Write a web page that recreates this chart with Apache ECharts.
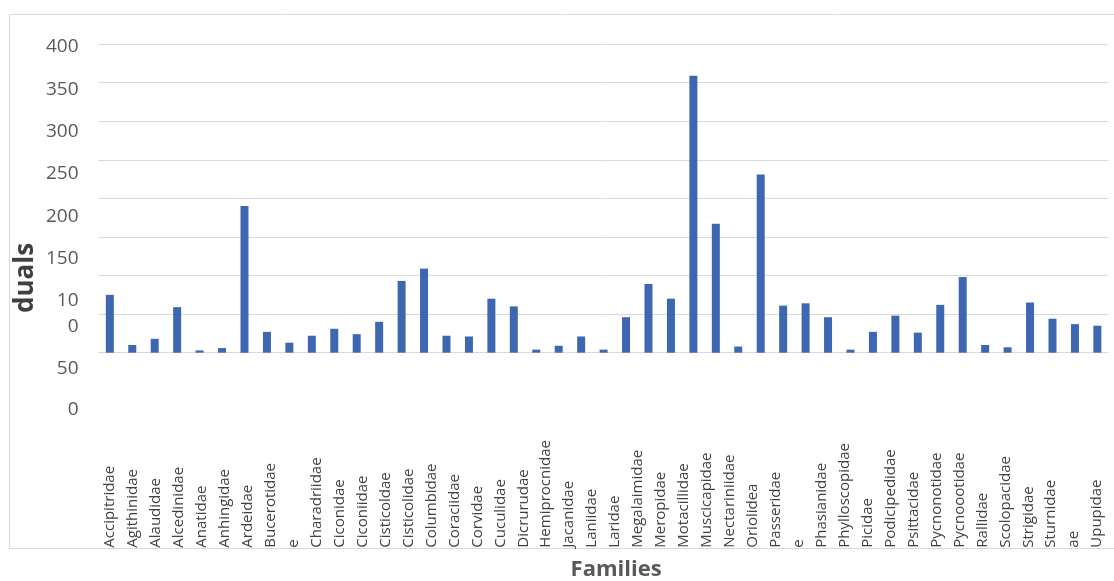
<!DOCTYPE html>
<html>
<head>
<meta charset="utf-8">
<script src="https://cdn.jsdelivr.net/npm/echarts@6/dist/echarts.min.js"></script>
<style>
  html, body { margin: 0; padding: 0; background: #ffffff; }
  #chart { width: 1114px; height: 581px; }
</style>
</head>
<body>
<div id="chart"></div>
<script>
// Family names shown along the category axis
const families = [
  'Accipitridae', 'Agithinidae', 'Alaudidae', 'Alcedinidae', 'Anatidae', 'Anhingidae',
  'Ardeidae', 'Bucerotidae', 'e', 'Charadriidae', 'Ciconidae', 'Ciconiidae',
  'Cisticoldae', 'Cisticolidae', 'Columbidae', 'Coraciidae', 'Corvidae', 'Cuculidae',
  'Dicrurudae', 'Hemiprocnidae', 'Jacanidae', 'Laniidae', 'Laridae', 'Megalaimidae',
  'Meropidae', 'Motacillidae', 'Muscicapidae', 'Nectariniidae', 'Oriolidea', 'Passeridae',
  'e', 'Phasianidae', 'Phylloscopidae', 'Picidae', 'Podicipedidae', 'Psittacidae',
  'Pycnonotidae', 'Pycnoootidae', 'Rallidae', 'Scolopacidae', 'Strigidae', 'Sturnidae',
  'ae', 'Upupidae'
];

// Number of individuals per bar
const individuals = [
  75, 10, 18, 59, 3, 6, 190, 27, 13, 22, 31, 24,
  40, 93, 109, 22, 21, 70, 60, 4, 9, 21, 4, 46,
  89, 70, 359, 167, 8, 231, 61, 64, 46, 4, 27, 48,
  26, 62, 98, 10, 7, 65, 44, 37, 35
];

// Value-axis tick labels, as printed in the label column
const tickLabels = ['400', '350', '300', '250', '200', '150', '10', '0', '50', '0'];

// Layout: row offset of each tick label line in the label column
const labelRows = [0, 1, 2.01, 3, 4.02, 5.01, 6, 6.62, 7.59, 8.58];
const labelRowMax = 8.58;

const FONT = 'Open Sans';
const GRID_LEFT = 98.6;
const GRID_RIGHT = 5.4;

const chart = echarts.init(document.getElementById('chart'), null, { renderer: 'canvas' });

const rowText = {};
labelRows.forEach((r, i) => { rowText[r] = tickLabels[i]; });

chart.setOption({
  animation: false,
  backgroundColor: '#ffffff',
  graphic: [{
    type: 'rect',
    silent: true,
    z: -10,
    shape: { x: 9.5, y: 14.5, width: 1200, height: 534 },
    style: { fill: 'none', stroke: '#d9d9d9', lineWidth: 1 }
  }],
  grid: [
    { left: GRID_LEFT, right: GRID_RIGHT, top: 44, bottom: 228.3, containLabel: false, outerBoundsMode: 'none' },
    { left: GRID_LEFT, width: 10, top: 47, height: 363, containLabel: false, outerBoundsMode: 'none' }
  ],
  xAxis: [
    {
      // family names
      type: 'category',
      gridIndex: 0,
      position: 'bottom',
      data: families,
      axisLine: { show: false },
      axisTick: { show: false },
      splitLine: { show: false },
      axisLabel: {
        interval: 0,
        rotate: 90,
        align: 'left',
        verticalAlign: 'middle',
        margin: 195,
        fontFamily: FONT,
        fontSize: 15,
        color: '#404040'
      },
      name: 'Families',
      nameLocation: 'middle',
      nameGap: 206,
      nameTextStyle: {
        fontFamily: FONT,
        fontSize: 22,
        fontWeight: 'bold',
        color: '#595959',
        padding: [0, 0, 0, 25]
      }
    },
    {
      // bar slots
      type: 'category',
      gridIndex: 0,
      position: 'top',
      data: individuals.map((_, i) => i + 1),
      show: false
    },
    {
      type: 'value',
      gridIndex: 1,
      show: false
    }
  ],
  yAxis: [
    {
      type: 'value',
      gridIndex: 0,
      min: 0,
      max: 400,
      interval: 50,
      axisLine: { show: false },
      axisTick: { show: false },
      axisLabel: { show: false },
      splitLine: { lineStyle: { color: '#d9d9d9', width: 1 } }
    },
    {
      type: 'value',
      gridIndex: 1,
      inverse: true,
      min: 0,
      max: labelRowMax,
      axisLine: { show: false },
      axisTick: { show: false },
      splitLine: { show: false },
      axisLabel: {
        customValues: labelRows,
        formatter: (v) => rowText[v] !== undefined ? rowText[v] : '',
        margin: 20,
        fontFamily: FONT,
        fontSize: 19,
        color: '#595959'
      },
      name: 'duals',
      nameLocation: 'middle',
      nameGap: 60,
      nameTextStyle: {
        fontFamily: FONT,
        fontSize: 26,
        fontWeight: 'bold',
        color: '#404040',
        padding: [0, 99, 0, 0]
      }
    }
  ],
  series: [{
    type: 'bar',
    xAxisIndex: 1,
    yAxisIndex: 0,
    data: individuals,
    barWidth: 8,
    itemStyle: { color: '#3d67b1' }
  }]
});
</script>
</body>
</html>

• • • •

* _Your instructions_:
Leave the pictures out and reproduce exactly the lines from the top of the listing above through the line with "labelRows.forEach((r, i) =>".

* _Task output_:
Write a web page that recreates this chart with Apache ECharts.
<!DOCTYPE html>
<html>
<head>
<meta charset="utf-8">
<script src="https://cdn.jsdelivr.net/npm/echarts@6/dist/echarts.min.js"></script>
<style>
  html, body { margin: 0; padding: 0; background: #ffffff; }
  #chart { width: 1114px; height: 581px; }
</style>
</head>
<body>
<div id="chart"></div>
<script>
// Family names shown along the category axis
const families = [
  'Accipitridae', 'Agithinidae', 'Alaudidae', 'Alcedinidae', 'Anatidae', 'Anhingidae',
  'Ardeidae', 'Bucerotidae', 'e', 'Charadriidae', 'Ciconidae', 'Ciconiidae',
  'Cisticoldae', 'Cisticolidae', 'Columbidae', 'Coraciidae', 'Corvidae', 'Cuculidae',
  'Dicrurudae', 'Hemiprocnidae', 'Jacanidae', 'Laniidae', 'Laridae', 'Megalaimidae',
  'Meropidae', 'Motacillidae', 'Muscicapidae', 'Nectariniidae', 'Oriolidea', 'Passeridae',
  'e', 'Phasianidae', 'Phylloscopidae', 'Picidae', 'Podicipedidae', 'Psittacidae',
  'Pycnonotidae', 'Pycnoootidae', 'Rallidae', 'Scolopacidae', 'Strigidae', 'Sturnidae',
  'ae', 'Upupidae'
];

// Number of individuals per bar
const individuals = [
  75, 10, 18, 59, 3, 6, 190, 27, 13, 22, 31, 24,
  40, 93, 109, 22, 21, 70, 60, 4, 9, 21, 4, 46,
  89, 70, 359, 167, 8, 231, 61, 64, 46, 4, 27, 48,
  26, 62, 98, 10, 7, 65, 44, 37, 35
];

// Value-axis tick labels, as printed in the label column
const tickLabels = ['400', '350', '300', '250', '200', '150', '10', '0', '50', '0'];

// Layout: row offset of each tick label line in the label column
const labelRows = [0, 1, 2.01, 3, 4.02, 5.01, 6, 6.62, 7.59, 8.58];
const labelRowMax = 8.58;

const FONT = 'Open Sans';
const GRID_LEFT = 98.6;
const GRID_RIGHT = 5.4;

const chart = echarts.init(document.getElementById('chart'), null, { renderer: 'canvas' });

const rowText = {};
labelRows.forEach((r, i) => { rowText[r] = tickLabels[i]; });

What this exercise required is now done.